Morrison is also wary of a certain element of nimbyism creeping into local objections to new Roots Allotments sites. He gives the example of recent opposition to a site near Bristol, which came largely from people in a nearby village where most residents had a large garden of their own. “They said ‘we are fortunate to have fairly large gardens, so there's not much local appetite [for allotments].’ But think about the people 1.5 miles away in Bristol who don't have those big gardens.

“Nothing is perfect in this world. And if you constantly chase an idea of perfection, we're never going to have progress,” Morrison says bullishly. “The closer you get to food growing and food production, understanding the instability we’re heading towards, the more you realise we need a variety of solutions. That's why we will carry on with what we're doing.”
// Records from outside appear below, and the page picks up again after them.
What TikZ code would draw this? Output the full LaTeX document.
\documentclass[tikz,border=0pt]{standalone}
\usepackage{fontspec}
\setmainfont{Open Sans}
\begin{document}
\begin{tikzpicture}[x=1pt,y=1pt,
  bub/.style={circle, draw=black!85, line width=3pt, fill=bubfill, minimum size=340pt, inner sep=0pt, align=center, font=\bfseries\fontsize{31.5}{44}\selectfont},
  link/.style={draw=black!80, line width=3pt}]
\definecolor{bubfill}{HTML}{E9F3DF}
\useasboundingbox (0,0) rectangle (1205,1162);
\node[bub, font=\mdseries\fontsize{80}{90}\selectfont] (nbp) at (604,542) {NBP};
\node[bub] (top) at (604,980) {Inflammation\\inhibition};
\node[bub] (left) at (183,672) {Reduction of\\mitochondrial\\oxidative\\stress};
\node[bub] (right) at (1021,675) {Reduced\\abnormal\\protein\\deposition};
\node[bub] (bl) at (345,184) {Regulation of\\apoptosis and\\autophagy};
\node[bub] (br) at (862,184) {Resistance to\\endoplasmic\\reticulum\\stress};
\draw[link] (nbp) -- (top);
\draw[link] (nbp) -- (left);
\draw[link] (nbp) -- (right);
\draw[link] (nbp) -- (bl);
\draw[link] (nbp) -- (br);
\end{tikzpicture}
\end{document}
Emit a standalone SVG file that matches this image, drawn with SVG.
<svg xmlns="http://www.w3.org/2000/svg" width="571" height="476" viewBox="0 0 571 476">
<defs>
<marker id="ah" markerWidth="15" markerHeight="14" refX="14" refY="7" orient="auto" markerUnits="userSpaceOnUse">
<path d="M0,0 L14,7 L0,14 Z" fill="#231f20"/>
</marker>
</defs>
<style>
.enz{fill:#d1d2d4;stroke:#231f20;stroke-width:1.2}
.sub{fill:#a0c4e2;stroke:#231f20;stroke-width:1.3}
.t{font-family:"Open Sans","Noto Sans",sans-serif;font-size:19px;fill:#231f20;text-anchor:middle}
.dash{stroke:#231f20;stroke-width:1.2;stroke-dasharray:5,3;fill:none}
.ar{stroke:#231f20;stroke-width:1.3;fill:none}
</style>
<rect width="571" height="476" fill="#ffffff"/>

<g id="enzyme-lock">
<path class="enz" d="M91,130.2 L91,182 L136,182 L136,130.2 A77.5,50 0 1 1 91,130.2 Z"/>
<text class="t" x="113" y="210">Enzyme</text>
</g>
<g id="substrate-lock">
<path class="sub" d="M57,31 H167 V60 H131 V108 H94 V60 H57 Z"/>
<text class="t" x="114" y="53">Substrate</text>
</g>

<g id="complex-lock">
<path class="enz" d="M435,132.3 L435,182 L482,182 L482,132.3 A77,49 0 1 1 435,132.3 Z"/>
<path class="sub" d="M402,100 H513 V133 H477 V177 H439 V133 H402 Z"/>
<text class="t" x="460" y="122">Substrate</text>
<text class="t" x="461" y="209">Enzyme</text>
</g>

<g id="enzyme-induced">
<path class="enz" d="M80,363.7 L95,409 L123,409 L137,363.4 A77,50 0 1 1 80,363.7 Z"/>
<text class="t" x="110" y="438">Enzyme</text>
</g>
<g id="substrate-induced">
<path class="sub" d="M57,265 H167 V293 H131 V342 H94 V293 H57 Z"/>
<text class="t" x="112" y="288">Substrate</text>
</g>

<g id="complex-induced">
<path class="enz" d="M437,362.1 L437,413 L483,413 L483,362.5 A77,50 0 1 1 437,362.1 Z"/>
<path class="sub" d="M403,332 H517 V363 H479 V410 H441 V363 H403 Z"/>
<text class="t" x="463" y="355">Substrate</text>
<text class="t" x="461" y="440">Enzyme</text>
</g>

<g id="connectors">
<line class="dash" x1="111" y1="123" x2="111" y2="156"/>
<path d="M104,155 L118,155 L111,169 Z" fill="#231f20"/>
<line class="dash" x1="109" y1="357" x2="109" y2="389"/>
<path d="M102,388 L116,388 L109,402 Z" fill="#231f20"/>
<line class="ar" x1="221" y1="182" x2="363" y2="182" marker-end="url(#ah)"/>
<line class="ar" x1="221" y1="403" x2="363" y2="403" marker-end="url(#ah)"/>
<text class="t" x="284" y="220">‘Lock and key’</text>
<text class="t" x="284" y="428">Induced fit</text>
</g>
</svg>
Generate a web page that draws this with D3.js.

For a council with a finite budget, allotments aren’t always going to come out on top, adds Teanby. “If you look at them purely financially, the cost of management versus the income, it probably doesn’t stack up particularly well. You’ve really got to see value in the social aspect of it.”

Allotments around the world

Kleingartenverein Kolonie Westend, Charlottenburg, Berlin, Deutschland. Image: Bildagentur-online/Alamy

Germany

In Germany there are more than 900,000 ‘kleingarten’ available to members of local gardening organisations. However, their recent boom in popularity means waiting lists in the bigger cities can be long.

 

 

Drone view of the Manguinhos Complex Community Organic Vegetable Garden - Hortas Cariocas Project of the Municipal Environment Secretariat. Image: Pulsar Imagens/Alamy

Brazil

Hortas Cariocas’ is a Brazilian allotment project in Rio de Janeiro, with the aim of encouraging organic vegetable production in low-income communities and public schools. The neighbourhood is given the materials and resources to create a vegetable garden and the gardeners receive a small sum of money to help them dedicate their time to the project.

 

 

Aerial photo of Canadian community garden

Community Garden in Canada

Canada

Community Gardens in Canada differ from the UK-style allotment in that they are used collectively by residents of the same neighbourhood rather than divided into smaller plots for individual households.